◆ **DATA SHOWN**
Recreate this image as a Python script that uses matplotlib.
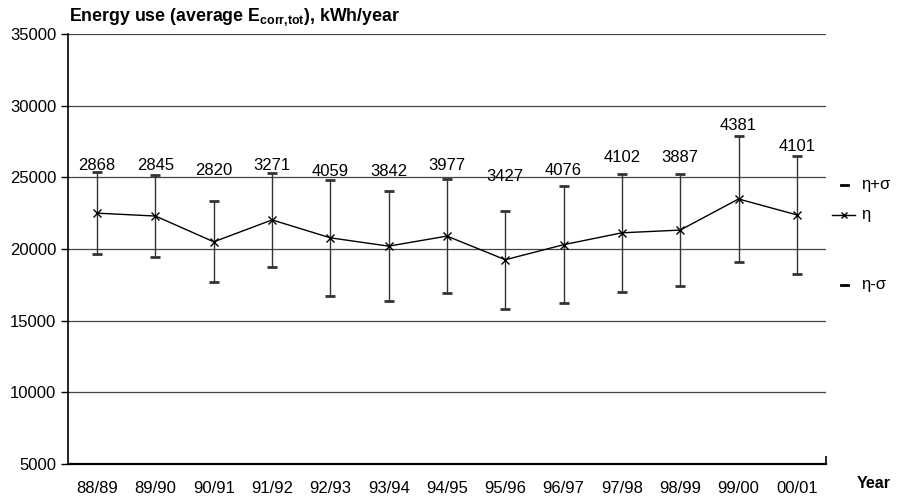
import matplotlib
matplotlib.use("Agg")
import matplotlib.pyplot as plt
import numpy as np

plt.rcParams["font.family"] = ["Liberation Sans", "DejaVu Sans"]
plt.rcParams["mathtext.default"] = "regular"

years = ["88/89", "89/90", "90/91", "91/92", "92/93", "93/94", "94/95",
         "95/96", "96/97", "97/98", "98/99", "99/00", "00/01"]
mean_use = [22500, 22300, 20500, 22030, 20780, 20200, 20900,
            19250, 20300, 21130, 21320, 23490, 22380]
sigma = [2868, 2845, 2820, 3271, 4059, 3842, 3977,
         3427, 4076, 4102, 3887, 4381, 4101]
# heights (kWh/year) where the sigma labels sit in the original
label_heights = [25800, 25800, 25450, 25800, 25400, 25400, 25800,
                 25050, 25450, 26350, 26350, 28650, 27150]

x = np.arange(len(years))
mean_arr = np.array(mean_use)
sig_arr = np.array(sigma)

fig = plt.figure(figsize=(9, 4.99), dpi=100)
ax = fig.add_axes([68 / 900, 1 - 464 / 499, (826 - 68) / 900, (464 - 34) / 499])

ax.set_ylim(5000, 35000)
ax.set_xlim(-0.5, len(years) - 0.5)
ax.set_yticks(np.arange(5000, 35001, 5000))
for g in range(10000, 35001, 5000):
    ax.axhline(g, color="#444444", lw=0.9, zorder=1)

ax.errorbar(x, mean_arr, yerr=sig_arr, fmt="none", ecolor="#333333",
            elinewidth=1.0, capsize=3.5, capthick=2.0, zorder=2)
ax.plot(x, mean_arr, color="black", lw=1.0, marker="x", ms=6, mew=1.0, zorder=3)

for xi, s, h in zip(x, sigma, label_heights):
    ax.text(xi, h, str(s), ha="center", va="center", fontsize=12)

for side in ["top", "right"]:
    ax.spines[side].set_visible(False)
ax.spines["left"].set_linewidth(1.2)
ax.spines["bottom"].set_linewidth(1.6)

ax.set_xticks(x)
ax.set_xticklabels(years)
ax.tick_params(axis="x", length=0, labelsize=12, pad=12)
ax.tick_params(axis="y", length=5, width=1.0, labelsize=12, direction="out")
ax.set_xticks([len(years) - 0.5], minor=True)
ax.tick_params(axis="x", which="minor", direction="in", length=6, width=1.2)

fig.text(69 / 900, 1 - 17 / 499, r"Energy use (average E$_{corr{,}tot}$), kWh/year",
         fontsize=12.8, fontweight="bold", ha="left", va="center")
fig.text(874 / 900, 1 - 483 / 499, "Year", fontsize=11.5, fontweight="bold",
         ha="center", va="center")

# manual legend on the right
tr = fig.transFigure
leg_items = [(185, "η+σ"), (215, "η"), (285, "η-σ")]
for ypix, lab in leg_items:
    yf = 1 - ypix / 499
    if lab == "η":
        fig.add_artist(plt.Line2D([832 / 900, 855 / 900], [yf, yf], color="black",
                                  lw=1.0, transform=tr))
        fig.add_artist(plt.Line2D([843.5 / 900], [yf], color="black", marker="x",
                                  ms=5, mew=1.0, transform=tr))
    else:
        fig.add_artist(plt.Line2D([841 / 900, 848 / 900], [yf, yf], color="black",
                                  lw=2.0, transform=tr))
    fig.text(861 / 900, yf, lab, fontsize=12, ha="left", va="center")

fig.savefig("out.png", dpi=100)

◆ **WORK TO BE COMPLETED**
Reproduce the material above exactly, first line through the line that contains "ms=6, mew=1.0, zorder=3)", minus the pictures.

◆ **RESPONSE**
Recreate this image as a Python script that uses matplotlib.
import matplotlib
matplotlib.use("Agg")
import matplotlib.pyplot as plt
import numpy as np

plt.rcParams["font.family"] = ["Liberation Sans", "DejaVu Sans"]
plt.rcParams["mathtext.default"] = "regular"

years = ["88/89", "89/90", "90/91", "91/92", "92/93", "93/94", "94/95",
         "95/96", "96/97", "97/98", "98/99", "99/00", "00/01"]
mean_use = [22500, 22300, 20500, 22030, 20780, 20200, 20900,
            19250, 20300, 21130, 21320, 23490, 22380]
sigma = [2868, 2845, 2820, 3271, 4059, 3842, 3977,
         3427, 4076, 4102, 3887, 4381, 4101]
# heights (kWh/year) where the sigma labels sit in the original
label_heights = [25800, 25800, 25450, 25800, 25400, 25400, 25800,
                 25050, 25450, 26350, 26350, 28650, 27150]

x = np.arange(len(years))
mean_arr = np.array(mean_use)
sig_arr = np.array(sigma)

fig = plt.figure(figsize=(9, 4.99), dpi=100)
ax = fig.add_axes([68 / 900, 1 - 464 / 499, (826 - 68) / 900, (464 - 34) / 499])

ax.set_ylim(5000, 35000)
ax.set_xlim(-0.5, len(years) - 0.5)
ax.set_yticks(np.arange(5000, 35001, 5000))
for g in range(10000, 35001, 5000):
    ax.axhline(g, color="#444444", lw=0.9, zorder=1)

ax.errorbar(x, mean_arr, yerr=sig_arr, fmt="none", ecolor="#333333",
            elinewidth=1.0, capsize=3.5, capthick=2.0, zorder=2)
ax.plot(x, mean_arr, color="black", lw=1.0, marker="x", ms=6, mew=1.0, zorder=3)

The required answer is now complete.